Willy Chavarria
With HURON, Willy Chavarria offers a powerful reckoning with identity, resistance, and the complicated meaning of our world in 2025. Staged as a meditation on humanity, the show opened with 35 men in stark white T-shirts made in partnership with the ACLU (American Civil Liberties Union) an unmistakable call to action against mass incarceration and the dehumanization of immigrants, both in the U.S. and abroad. It set the tone for a collection that fuses exquisite craftsmanship with moral clarity, rejecting traditional fashion spectacle in favor of social confrontation.
Chavarria’s Spring/Summer 2026 vision is deeply autobiographical, a reflection of his journey from Huron, California to the epicenters of global fashion. But HURON isn’t nostalgic, it’s insurgent. Refined tailoring handmade in Italy, meets radical color theory: shades like Papaya, Chicle, and Bourdin Blue are acts of rebellion, reclaiming space in a landscape long dictated by whiteness and wealth. Accessories play a central role in this act of cultural redefinition. The debut of Chavarria’s full leather goods line with a signature “W” strapping alongside collaborations with Charles Jourdan and Adidas Originals, unites old-world elegance with new-age utility, all through a lens of political consciousness.

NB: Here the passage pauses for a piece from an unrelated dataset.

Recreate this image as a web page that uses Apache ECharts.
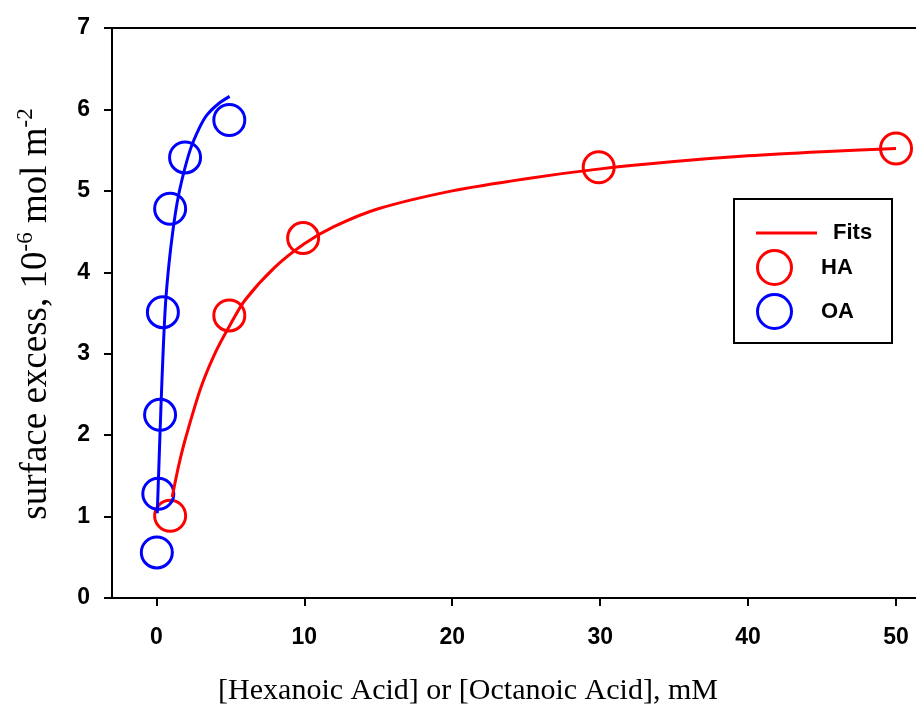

The collection is shaped with discipline and purpose: silhouettes are repeated across fabrications to emphasize intention over novelty. Whether it’s the Chilango suit’s or the trench-dresses inspired by the women of Almodóvar and Wong Kar-wai, each look is an assertion of agency. Even the footwear, the debut of the Megaride sneaker and reimagined Charles Jourdan classics asks: who gets to move freely in this world, and what does it mean to take up space?
Chavarria’s SS26 is a rallying cry for truth-telling through design. It repositions fashion as a medium for dignity and defiance, proving that beauty is not an aesthetic, it is resistance.